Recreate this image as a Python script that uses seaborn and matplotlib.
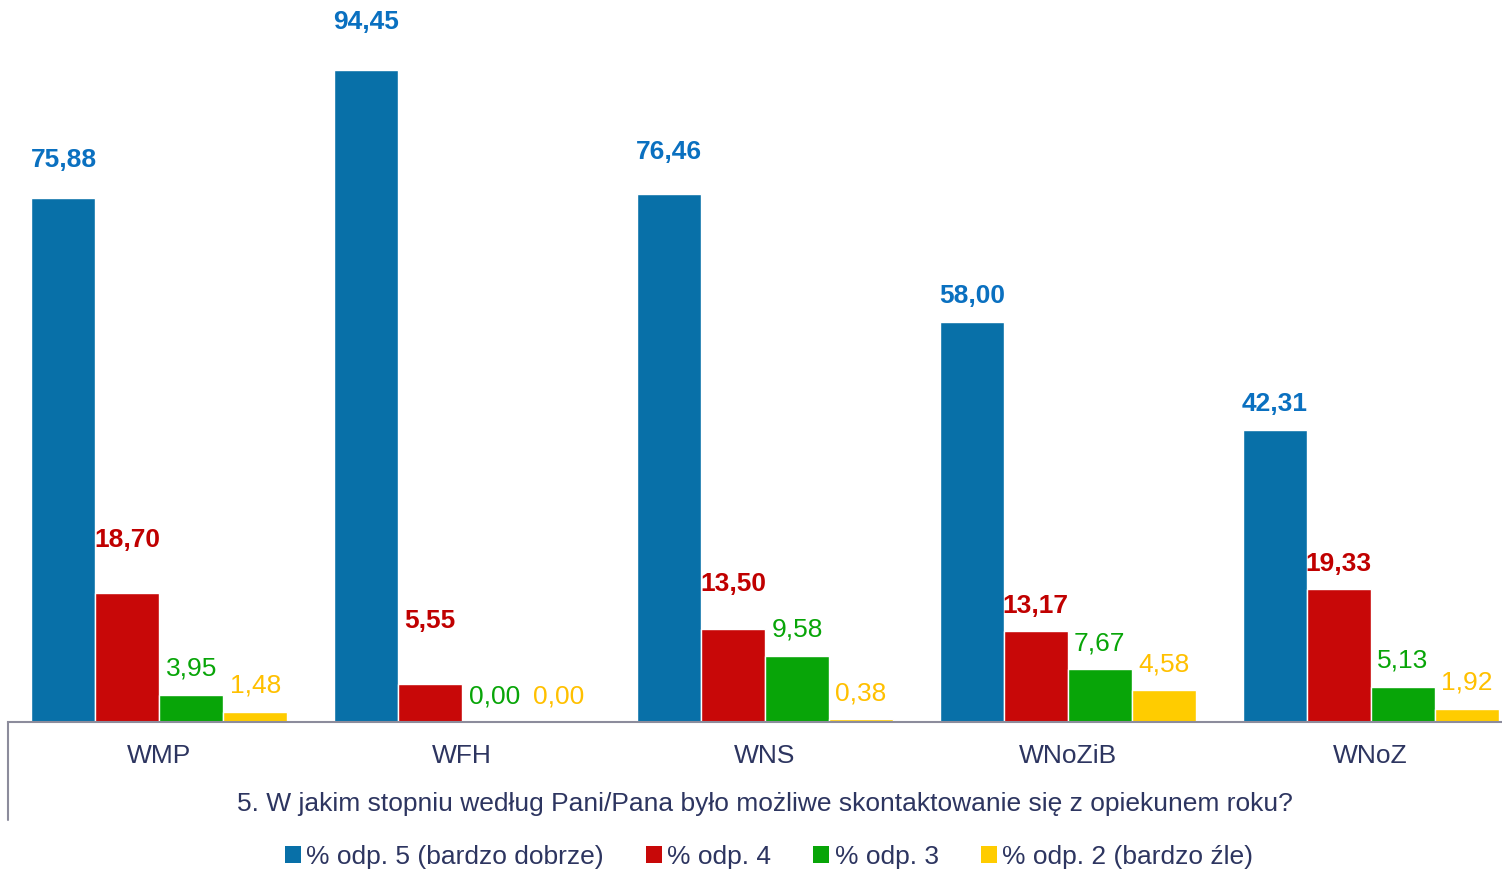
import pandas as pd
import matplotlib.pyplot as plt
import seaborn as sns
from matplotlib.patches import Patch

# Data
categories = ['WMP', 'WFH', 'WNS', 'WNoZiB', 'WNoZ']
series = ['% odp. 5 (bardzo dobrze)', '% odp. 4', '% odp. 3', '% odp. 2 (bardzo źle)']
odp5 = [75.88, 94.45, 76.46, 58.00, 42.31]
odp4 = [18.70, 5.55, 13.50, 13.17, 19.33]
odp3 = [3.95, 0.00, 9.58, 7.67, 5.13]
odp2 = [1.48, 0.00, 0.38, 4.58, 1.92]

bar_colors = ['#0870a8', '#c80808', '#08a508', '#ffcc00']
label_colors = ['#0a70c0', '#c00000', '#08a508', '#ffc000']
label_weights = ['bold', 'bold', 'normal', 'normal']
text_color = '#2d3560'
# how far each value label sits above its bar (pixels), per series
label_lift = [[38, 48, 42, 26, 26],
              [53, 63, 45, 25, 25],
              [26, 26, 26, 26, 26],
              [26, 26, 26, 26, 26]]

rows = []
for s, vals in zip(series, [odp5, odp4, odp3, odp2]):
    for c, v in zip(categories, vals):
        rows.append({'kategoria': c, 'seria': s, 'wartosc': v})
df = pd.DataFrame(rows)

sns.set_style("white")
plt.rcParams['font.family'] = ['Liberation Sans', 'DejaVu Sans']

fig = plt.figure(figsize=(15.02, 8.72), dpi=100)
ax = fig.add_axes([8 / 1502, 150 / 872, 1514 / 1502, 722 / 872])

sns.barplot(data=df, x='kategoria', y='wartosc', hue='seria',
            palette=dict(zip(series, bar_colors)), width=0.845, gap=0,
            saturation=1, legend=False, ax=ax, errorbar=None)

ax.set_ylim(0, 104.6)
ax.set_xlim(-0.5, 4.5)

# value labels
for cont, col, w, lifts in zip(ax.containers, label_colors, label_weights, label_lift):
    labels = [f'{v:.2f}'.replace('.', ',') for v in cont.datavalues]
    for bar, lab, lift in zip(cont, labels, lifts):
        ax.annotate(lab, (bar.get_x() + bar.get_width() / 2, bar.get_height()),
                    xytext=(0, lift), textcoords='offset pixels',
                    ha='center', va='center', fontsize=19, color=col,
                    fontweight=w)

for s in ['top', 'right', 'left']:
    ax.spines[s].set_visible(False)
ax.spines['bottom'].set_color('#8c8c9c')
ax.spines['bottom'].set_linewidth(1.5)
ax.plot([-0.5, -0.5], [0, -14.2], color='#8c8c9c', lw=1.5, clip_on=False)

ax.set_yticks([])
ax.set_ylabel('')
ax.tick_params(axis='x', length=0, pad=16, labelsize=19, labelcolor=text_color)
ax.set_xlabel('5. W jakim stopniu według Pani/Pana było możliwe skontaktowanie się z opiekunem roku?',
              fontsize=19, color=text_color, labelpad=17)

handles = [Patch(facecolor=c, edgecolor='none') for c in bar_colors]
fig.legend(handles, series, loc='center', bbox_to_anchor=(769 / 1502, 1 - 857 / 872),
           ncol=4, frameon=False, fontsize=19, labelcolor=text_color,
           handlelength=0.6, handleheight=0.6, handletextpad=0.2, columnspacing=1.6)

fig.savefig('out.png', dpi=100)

◆ **Task statement**
Look through the listing above. Pick out each line with "seaborn" and copy it.

◆ **Answer to this task**
Recreate this image as a Python script that uses seaborn and matplotlib.
import seaborn as sns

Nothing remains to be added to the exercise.